Of course, the "magic list" if we are really honest didn't exist so that I could eliminate anyone. It existed because I didn't want to be alone but long term I didn't want to be stuck with anyone that was horrible to me. Now, well, I guess I don't really care if I'm alone per se. So it's something that has changed in me. I still don't want to be hurt, but the un-viable if you spend long enough with them will hurt just as bad as the viable, except the truly viable, the right person, would never hurt us intentionally. And they certainly would realize and figure out how to make it right if they did. The biggest problem with the un-viable is that at a certain point you just don't want them to make it right--you just want them to go away. The biggest problem with the viable--it actually hurts when it doesn't work for whatever reason and regardless of the time invested. With an un-viable, there's really no time invested that is going to hurt to the core. It might hurt for a while--it might confuse you for a longer time, but your heart knows it wasn't right and your head was just forcing it. With viable, your heart is paying no attention and is getting way too excited over what might never work. No matter how much your mind is telling it shut the hell up, the heart is basically a moron that just jumped on your sleeve and that shit is going to hurt. Dating an un-viable is like jumping off a cliff with a parachute, a reserve and a safety net to catch you at the bottom. You already know how it ends before it gets started. Dating a viable is like jumping off a cliff. You might go splat at the bottom but your heart is already overruling your mind and you're completely fucked. It's fly or hit the ground.

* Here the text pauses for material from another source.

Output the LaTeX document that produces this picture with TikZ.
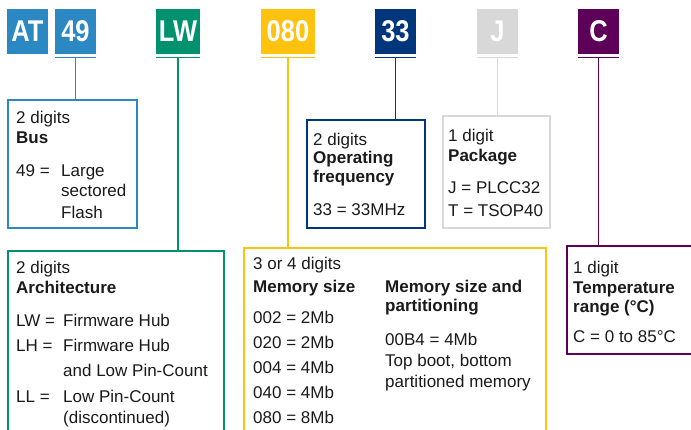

Eventually your mind can rationalize anything, but you find yourself knowing that the viable is a lot more effort, a lot more energy and a lot, and I mean a lot, more risk. If the risk is supposed to be worth the reward, the hardest part about dating anyone that actually excites the heart is that you have absolutely no idea whether the reward is worth it. There's no way to calculate it like when you play the stock market. With money you know how much is there to lose when you put it up in the first place. Of course, one thing is absolutely for sure with the heart. There's no way of knowing if the risk is worth the reward. The risk is there no matter what and the more often we find out what we thought was viable isn't going to work, well, I suppose the harder it is to try another viable. It's really tempting to go back to old patterns of sabotaging myself with an un-viable candidate. Predictability is nice. Of course, during this stupid little experiment, the one thing I've learned is that I'd rather be alone than with un-viable. Hooray.